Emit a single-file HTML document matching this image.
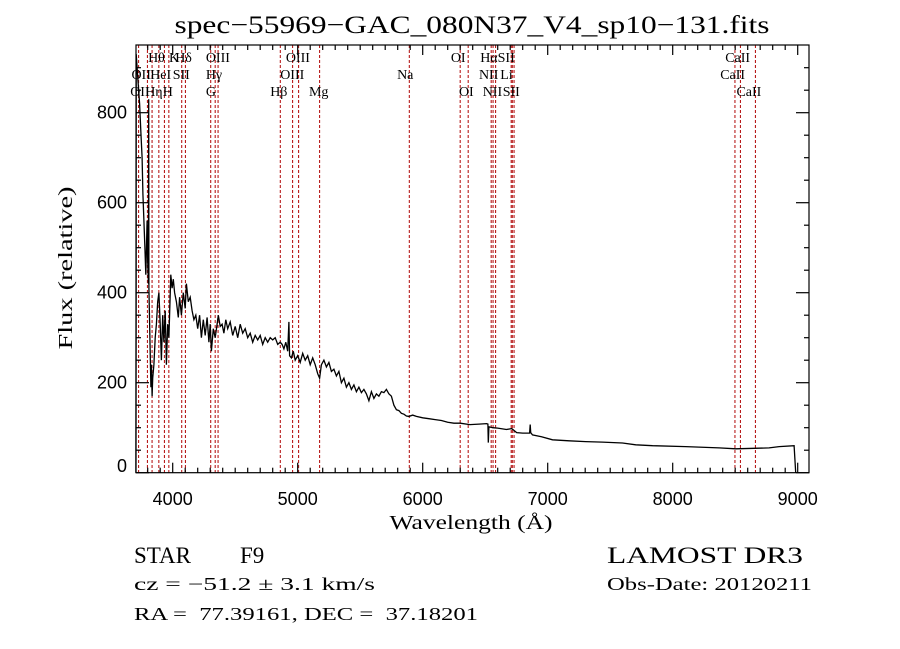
<!DOCTYPE html>
<html><head><meta charset="utf-8"><style>
html,body{margin:0;padding:0;background:#fff;}
svg{display:block;}
text{white-space:pre;}
</style></head><body>
<svg id="chart" width="900" height="649" viewBox="0 0 900 649" xmlns="http://www.w3.org/2000/svg" xml:space="preserve">
<rect x="0" y="0" width="900" height="649" fill="#fff"/>
<text x="472" y="33" text-anchor="middle" font-family="Liberation Serif, serif" font-size="25" textLength="595" lengthAdjust="spacingAndGlyphs">spec−55969−GAC_080N37_V4_sp10−131.fits</text>
<g id="lines"></g>
<g id="labels" font-family="Liberation Serif, serif" font-size="14"></g>
<g id="ticks"></g>
<polyline id="spec" fill="none" stroke="#000" stroke-width="1.3" stroke-linejoin="miter"/>
<rect x="136" y="45" width="673" height="427.7" fill="none" stroke="#000" stroke-width="1.2"/>
<text transform="translate(72,268) rotate(-90)" text-anchor="middle" font-family="Liberation Serif, serif" font-size="20" textLength="163" lengthAdjust="spacingAndGlyphs">Flux (relative)</text>
<text x="471" y="529" text-anchor="middle" font-family="Liberation Serif, serif" font-size="20" textLength="163" lengthAdjust="spacingAndGlyphs">Wavelength (Å)</text>
<text x="134" y="563" font-family="Liberation Serif, serif" font-size="23">STAR</text>
<text x="240" y="563" font-family="Liberation Serif, serif" font-size="23">F9</text>
<text x="134" y="590" font-family="Liberation Serif, serif" font-size="18" textLength="241" lengthAdjust="spacingAndGlyphs">cz = −51.2 ± 3.1 km/s</text>
<text x="134" y="620" font-family="Liberation Serif, serif" font-size="18" textLength="344" lengthAdjust="spacingAndGlyphs">RA =  77.39161, DEC =  37.18201</text>
<text x="607" y="563" font-family="Liberation Serif, serif" font-size="23" textLength="196" lengthAdjust="spacingAndGlyphs">LAMOST DR3</text>
<text x="607" y="590" font-family="Liberation Serif, serif" font-size="18" textLength="205" lengthAdjust="spacingAndGlyphs">Obs-Date: 20120211</text>
</svg>
<script>
const waves = [3706,3707,3708,3720,3735,3745,3755,3762,3770,3778,3785,3795,3800,3806,3808,3810,3818,3826,3830,3835,3840,3850,3860,3870,3880,3890,3900,3910,3920,3930,3940,3950,3960,3970,3985,3995,4005,4015,4030,4045,4055,4070,4085,4100,4110,4125,4140,4155,4170,4185,4200,4215,4230,4245,4260,4275,4290,4300,4310,4325,4340,4355,4365,4380,4395,4410,4425,4440,4460,4480,4500,4520,4540,4560,4580,4600,4620,4640,4660,4680,4700,4720,4740,4760,4780,4800,4820,4840,4860,4875,4890,4905,4920,4930,4935,4950,4965,4980,5000,5020,5040,5060,5080,5100,5120,5140,5160,5175,5190,5210,5230,5250,5270,5290,5310,5330,5350,5370,5390,5410,5430,5450,5470,5490,5510,5530,5550,5570,5590,5610,5630,5650,5670,5690,5710,5730,5750,5770,5790,5810,5830,5850,5870,5890,5920,5950,6000,6050,6100,6150,6200,6250,6300,6378,6450,6512,6522,6525,6530,6560,6600,6670,6712,6752,6800,6855,6860,6864,6878,6950,7038,7170,7304,7438,7598,7704,7838,8104,8371,8504,8771,8851,8971,8984,8986];
const flux = [0,360,930,880,820,760,700,620,560,500,440,560,470,420,830,410,300,190,240,170,210,240,300,330,380,400,330,250,350,290,360,240,330,300,440,410,430,400,380,345,390,350,400,365,420,380,390,360,340,350,320,350,300,340,305,345,290,330,270,320,300,330,350,325,330,310,340,320,335,305,325,300,330,310,320,300,310,290,305,295,305,285,300,290,300,295,300,285,290,285,275,290,270,335,260,255,270,250,260,245,265,250,260,240,255,240,220,210,240,250,235,245,225,230,215,225,200,210,190,200,185,195,180,190,178,185,175,160,180,165,175,170,180,178,185,175,170,150,140,138,132,130,126,125,128,125,122,120,118,116,112,110,110,107,108,109,108,67,102,100,99,96,98,89,88,88,107,89,84,80,73,71,69,68,66,62,60,58,55,53,55,58,60,0];
const lineWaves = [3727,3798,3835,3889,3934,3969,4072,4102,4304,4340,4363,4861,4959,5007,5175,5893,6300,6364,6548,6563,6583,6708,6717,6731,8498,8542,8662];
const labelText = ["Hθ","K","Hδ","OIII","OIII","OI","HαSII","CaII","OII","HeI","SII","Hγ","OIII","Na","NII","Li","CaII","OII","Hη","H","G","Hβ","Mg","OI","NII","SII","CaII"];
const labelWave = [3803,3970,4020,4265,4905,6225,6460,8420,3670,3820,4000,4265,4860,5795,6450,6620,8380,3660,3780,3920,4265,4780,5090,6290,6480,6640,8510];
const labelRow = [1,1,1,1,1,1,1,1,2,2,2,2,2,2,2,2,2,3,3,3,3,3,3,3,3,3,3];
const xTicks = [4000,5000,6000,7000,8000,9000];
const yTicks = [0,200,400,600,800];

const X0=136, X1=809, Y0=472.7, Y1=45;
function X(l){return 172.7+(l-4000)*0.125;}
function Y(f){return 472.7-f*0.45;}
const NS="http://www.w3.org/2000/svg";
function mk(t,a){const e=document.createElementNS(NS,t);for(const k in a)e.setAttribute(k,a[k]);return e;}

const lg=document.getElementById('lines');
lineWaves.forEach(w=>{
  const l=mk('line',{x1:X(w),x2:X(w),y1:Y1,y2:Y0,stroke:'#b81c1c','stroke-width':1.1,'stroke-dasharray':'3,2'});
  
  
  lg.appendChild(l);
});
const lbg=document.getElementById('labels');
const rowY=[0,62,79,96];
labelText.forEach((t,i)=>{
  const e=mk('text',{x:X(labelWave[i]),y:rowY[labelRow[i]]});
  e.textContent=t;
  
  
  lbg.appendChild(e);
});

const sp=document.getElementById('spec');
sp.setAttribute('points',waves.map((w,i)=>X(w).toFixed(1)+','+Y(flux[i]).toFixed(1)).join(' '));

const tg=document.getElementById('ticks');
function tick(a){const l=mk('line',Object.assign({stroke:'#000','stroke-width':1.2},a));tg.appendChild(l);}
for(let w=3800;w<=9000;w+=100){
  const x=X(w), major=(w%1000===0), len=major?10:5;
  tick({x1:x,x2:x,y1:Y0,y2:Y0-len}); tick({x1:x,x2:x,y1:Y1,y2:Y1+len});
}
for(let f=0;f<=900;f+=50){
  const y=Y(f), major=(f%200===0), len=major?13:5;
  tick({x1:X0,x2:X0+len,y1:y,y2:y}); tick({x1:X1,x2:X1-len,y1:y,y2:y});
}
xTicks.forEach(v=>{
  const e=mk('text',{x:X(v),y:505,'text-anchor':'middle','font-family':'Liberation Sans, sans-serif','font-size':18});
  e.textContent=v;
  
  
  tg.appendChild(e);
});
yTicks.forEach(v=>{
  const e=mk('text',{x:127,y:(v===0?472:Y(v)+6),'text-anchor':'end','font-family':'Liberation Sans, sans-serif','font-size':18});
  e.textContent=v;
  
  
  tg.appendChild(e);
});
</script>
</body></html>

:::::

**Given request**
From the material, report only how many lines include the word "document".

**Right answer**
6